2. Das FG hat die Revision nicht zugelassen. Eine Beschwerde gegen die Nichtzulassung hat die Klägerin nicht eingelegt.
3. Die Klägerin hat auch keine Verfahrensrüge erhoben, die eine zulassungsfreie Revision rechtfertigen würde.
a) Der Vortrag der Klägerin, sie habe wegen der Inhaftierung des B um Terminaufhebung gebeten und das FG habe diesem Antrag nicht entsprochen, ist keine Geltendmachung eines wesentlichen Verfahrensmangels i. S. des § 116 Abs. 1 FGO. Insbesondere wird damit nicht gerügt, die Klägerin sei im Verfahren nicht nach den Vorschriften des Gesetzes vertreten gewesen (§ 116 Abs. 1 Nr. 3 FGO).
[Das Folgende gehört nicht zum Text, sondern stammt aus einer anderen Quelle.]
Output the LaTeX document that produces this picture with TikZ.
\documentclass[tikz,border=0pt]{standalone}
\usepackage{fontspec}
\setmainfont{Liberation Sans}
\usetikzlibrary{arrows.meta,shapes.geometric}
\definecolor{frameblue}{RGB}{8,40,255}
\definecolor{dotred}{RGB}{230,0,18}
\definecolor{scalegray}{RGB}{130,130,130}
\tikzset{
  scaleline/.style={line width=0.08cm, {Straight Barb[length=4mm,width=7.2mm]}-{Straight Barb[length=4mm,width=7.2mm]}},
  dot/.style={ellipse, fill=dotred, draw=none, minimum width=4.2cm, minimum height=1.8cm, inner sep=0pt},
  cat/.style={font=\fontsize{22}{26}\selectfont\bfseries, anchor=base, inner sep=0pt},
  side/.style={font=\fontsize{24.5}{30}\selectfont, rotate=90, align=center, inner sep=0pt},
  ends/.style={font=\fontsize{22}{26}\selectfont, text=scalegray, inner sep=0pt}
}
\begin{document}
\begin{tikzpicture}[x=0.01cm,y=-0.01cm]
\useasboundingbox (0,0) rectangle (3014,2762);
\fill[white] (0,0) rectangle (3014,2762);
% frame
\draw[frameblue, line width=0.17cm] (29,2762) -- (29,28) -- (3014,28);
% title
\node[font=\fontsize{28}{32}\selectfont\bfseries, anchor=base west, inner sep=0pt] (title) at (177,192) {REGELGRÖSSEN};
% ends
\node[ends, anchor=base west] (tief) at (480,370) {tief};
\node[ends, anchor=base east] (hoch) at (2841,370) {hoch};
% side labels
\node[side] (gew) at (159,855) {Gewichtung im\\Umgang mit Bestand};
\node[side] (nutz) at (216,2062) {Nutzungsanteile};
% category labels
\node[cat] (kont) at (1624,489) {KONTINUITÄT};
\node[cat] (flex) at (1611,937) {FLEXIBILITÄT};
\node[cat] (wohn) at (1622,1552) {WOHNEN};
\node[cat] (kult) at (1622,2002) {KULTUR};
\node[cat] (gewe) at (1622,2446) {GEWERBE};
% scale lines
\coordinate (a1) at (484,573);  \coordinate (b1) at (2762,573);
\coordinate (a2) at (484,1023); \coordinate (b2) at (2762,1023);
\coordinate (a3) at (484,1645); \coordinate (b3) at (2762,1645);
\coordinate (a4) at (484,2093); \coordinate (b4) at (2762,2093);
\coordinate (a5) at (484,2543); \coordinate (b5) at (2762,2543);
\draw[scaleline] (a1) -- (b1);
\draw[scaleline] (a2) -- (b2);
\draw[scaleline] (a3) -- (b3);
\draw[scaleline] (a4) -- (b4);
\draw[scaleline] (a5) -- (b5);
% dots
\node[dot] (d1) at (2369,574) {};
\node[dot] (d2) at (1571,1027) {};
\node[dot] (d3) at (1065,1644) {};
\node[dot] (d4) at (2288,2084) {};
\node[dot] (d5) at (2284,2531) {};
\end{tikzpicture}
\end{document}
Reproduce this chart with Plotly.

Der BFH hat mit Beschluß vom 11. April 1978 VIII R 215/77 (BFHE 125, 28, BStBl II 1978, 401) entschieden, daß ein Fall der fehlenden Vertretung im Verfahren i. S. des § 116 Abs. 1 Nr. 3 FGO nicht vorliegt, wenn das FG den Antrag des Prozeßbevollmächtigten auf Aufhebung des Termins zur mündlichen Verhandlung ablehnt und die mündliche Verhandlung in Abwesenheit des ordnungsgemäß geladenen Prozeßbevollmächtigten durchführt. Das gilt entsprechend, wenn - wie im Streitfall - ein im finanzgerichtlichen Verfahren nicht durch einen Prozeßbevollmächtigten vertretener, ordnungsgemäß geladener Kläger selbst die Terminaufhebung beantragt. Die Klägerin hat eine fehlende oder mangelhafte Ladung zum Termin nicht gerügt.
b) Allerdings konnte in der Durchführung der mündlichen Verhandlung ohne den gesetzlichen Vertreter der Klägerin eine Verletzung des rechtlichen Gehörs liegen. Die Revision rügt ausdrücklich einen solchen Verfahrensmangel. Die Versagung des rechtlichen Gehörs wäre zwar ein absoluter Revisionsgrund i. S. von § 119 Nr. 3 FGO. Dieser Verfahrensmangel ist jedoch in der Aufzählung der Gründe für die zulassungsfreie Revision (§ 116 Abs. 1 FGO) nicht enthalten und kann daher die Revision ohne Zulassung nicht eröffnen (vgl. BFH-Beschluß vom 25. Juli 1979 VI R 3/79, BFHE 128, 176, BStBl II 1979, 654). Deshalb kommt es nicht darauf an, ob das FG den Antrag auf Aufhebung des Termins ablehnen durfte oder nicht.